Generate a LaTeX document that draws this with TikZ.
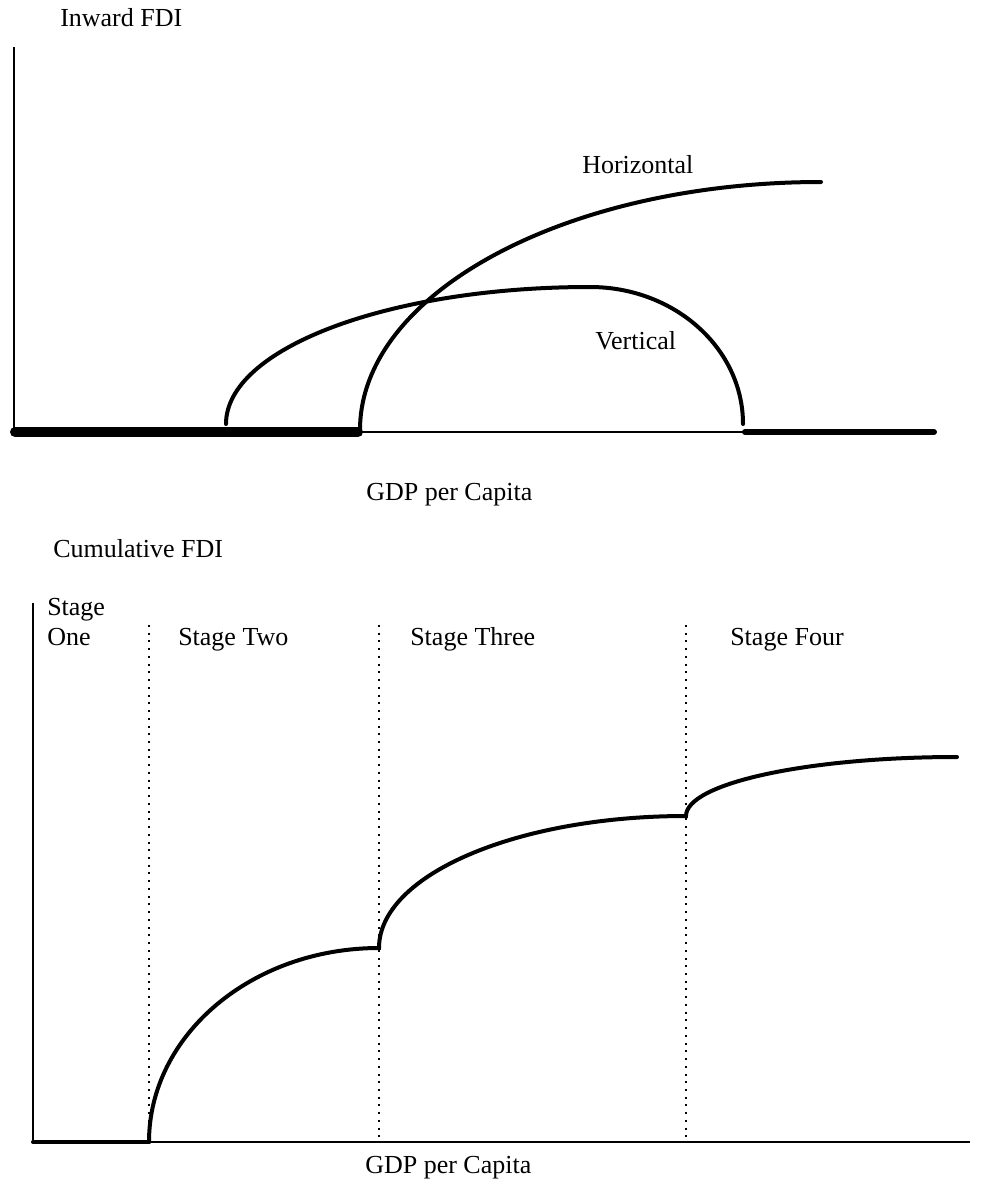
\documentclass[tikz,border=0pt]{standalone}
\usepackage{fontspec}
\setmainfont{Liberation Serif}
\begin{document}
\begin{tikzpicture}[x=0.75pt,y=-0.75pt,
  axis/.style={line width=1.5pt},
  curve/.style={line width=3pt, line cap=round},
  heavybase/.style={line width=7.5pt, line cap=round},
  midbase/.style={line width=4.5pt, line cap=round},
  stagediv/.style={line width=1.5pt, dash pattern=on 1.5pt off 4.3pt},
  lbl/.style={font=\fontsize{19.5}{23}\selectfont, inner sep=0pt, anchor=base west}]
\useasboundingbox (0,0) rectangle (987,1184);

% ---------- top panel ----------
\coordinate (ytopA) at (14,47);
\coordinate (oA) at (14,432);
\coordinate (xendA) at (878,432);
\draw[axis] (ytopA) -- (oA) -- (xendA);

\coordinate (bl1) at (15,432);
\coordinate (bl2) at (358,432);
\draw[heavybase] (bl1) -- (bl2);
\coordinate (br1) at (745,432);
\coordinate (br2) at (934,432);
\draw[midbase] (br1) -- (br2);

% vertical curve
\coordinate (v0) at (226,424);
\coordinate (v1) at (590,287);
\coordinate (v2) at (743,424);
\draw[curve] (v0) .. controls (226,348.3) and (389,287) .. (v1)
                  .. controls (674.5,287) and (743,348.3) .. (v2);

% horizontal curve
\coordinate (h0) at (360,430);
\coordinate (h1) at (821,182);
\draw[curve] (h0) .. controls (360,293) and (566.4,182) .. (h1);

\node[lbl] (inward) at (60,27) {Inward FDI};
\node[lbl] (horiz) at (582,173) {Horizontal};
\node[lbl] (vert) at (595,349) {Vertical};
\node[lbl] (gdpA) at (366,500) {GDP per Capita};

% ---------- bottom panel ----------
\coordinate (ytopB) at (33,603);
\coordinate (oB) at (33,1142);
\coordinate (xendB) at (970,1142);
\draw[axis] (ytopB) -- (oB) -- (xendB);

\coordinate (s1) at (149,1142);
\draw[curve] (oB) -- (s1);

\coordinate (d1t) at (149,625);
\coordinate (d2t) at (379,625);
\coordinate (d3t) at (686,625);
\coordinate (d2b) at (379,1142);
\coordinate (d3b) at (686,1142);
\draw[stagediv] (d1t) -- (s1);
\draw[stagediv] (d2t) -- (d2b);
\draw[stagediv] (d3t) -- (d3b);

\coordinate (c1) at (379,948);
\coordinate (c2) at (686,816);
\coordinate (c3) at (957,757);
\draw[curve] (s1) .. controls (149,1034.9) and (252,948) .. (c1)
                  .. controls (379,875.1) and (516.4,816) .. (c2)
                  .. controls (686,783.4) and (807.3,757) .. (c3);

\node[lbl] (cumul) at (53,557) {Cumulative FDI};
\node[lbl] (stage1a) at (47,615) {Stage};
\node[lbl] (stage1b) at (47,645) {One};
\node[lbl] (stage2) at (178,645) {Stage Two};
\node[lbl] (stage3) at (410,645) {Stage Three};
\node[lbl] (stage4) at (730,645) {Stage Four};
\node[lbl] (gdpB) at (365,1173) {GDP per Capita};
\end{tikzpicture}
\end{document}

**Directions**
Would you reproduce the lines above, from the very first through the line containing "(d3t) -- (d3b);", exactly and without the pictures?

**Completed exercise**
Generate a LaTeX document that draws this with TikZ.
\documentclass[tikz,border=0pt]{standalone}
\usepackage{fontspec}
\setmainfont{Liberation Serif}
\begin{document}
\begin{tikzpicture}[x=0.75pt,y=-0.75pt,
  axis/.style={line width=1.5pt},
  curve/.style={line width=3pt, line cap=round},
  heavybase/.style={line width=7.5pt, line cap=round},
  midbase/.style={line width=4.5pt, line cap=round},
  stagediv/.style={line width=1.5pt, dash pattern=on 1.5pt off 4.3pt},
  lbl/.style={font=\fontsize{19.5}{23}\selectfont, inner sep=0pt, anchor=base west}]
\useasboundingbox (0,0) rectangle (987,1184);

% ---------- top panel ----------
\coordinate (ytopA) at (14,47);
\coordinate (oA) at (14,432);
\coordinate (xendA) at (878,432);
\draw[axis] (ytopA) -- (oA) -- (xendA);

\coordinate (bl1) at (15,432);
\coordinate (bl2) at (358,432);
\draw[heavybase] (bl1) -- (bl2);
\coordinate (br1) at (745,432);
\coordinate (br2) at (934,432);
\draw[midbase] (br1) -- (br2);

% vertical curve
\coordinate (v0) at (226,424);
\coordinate (v1) at (590,287);
\coordinate (v2) at (743,424);
\draw[curve] (v0) .. controls (226,348.3) and (389,287) .. (v1)
                  .. controls (674.5,287) and (743,348.3) .. (v2);

% horizontal curve
\coordinate (h0) at (360,430);
\coordinate (h1) at (821,182);
\draw[curve] (h0) .. controls (360,293) and (566.4,182) .. (h1);

\node[lbl] (inward) at (60,27) {Inward FDI};
\node[lbl] (horiz) at (582,173) {Horizontal};
\node[lbl] (vert) at (595,349) {Vertical};
\node[lbl] (gdpA) at (366,500) {GDP per Capita};

% ---------- bottom panel ----------
\coordinate (ytopB) at (33,603);
\coordinate (oB) at (33,1142);
\coordinate (xendB) at (970,1142);
\draw[axis] (ytopB) -- (oB) -- (xendB);

\coordinate (s1) at (149,1142);
\draw[curve] (oB) -- (s1);

\coordinate (d1t) at (149,625);
\coordinate (d2t) at (379,625);
\coordinate (d3t) at (686,625);
\coordinate (d2b) at (379,1142);
\coordinate (d3b) at (686,1142);
\draw[stagediv] (d1t) -- (s1);
\draw[stagediv] (d2t) -- (d2b);
\draw[stagediv] (d3t) -- (d3b);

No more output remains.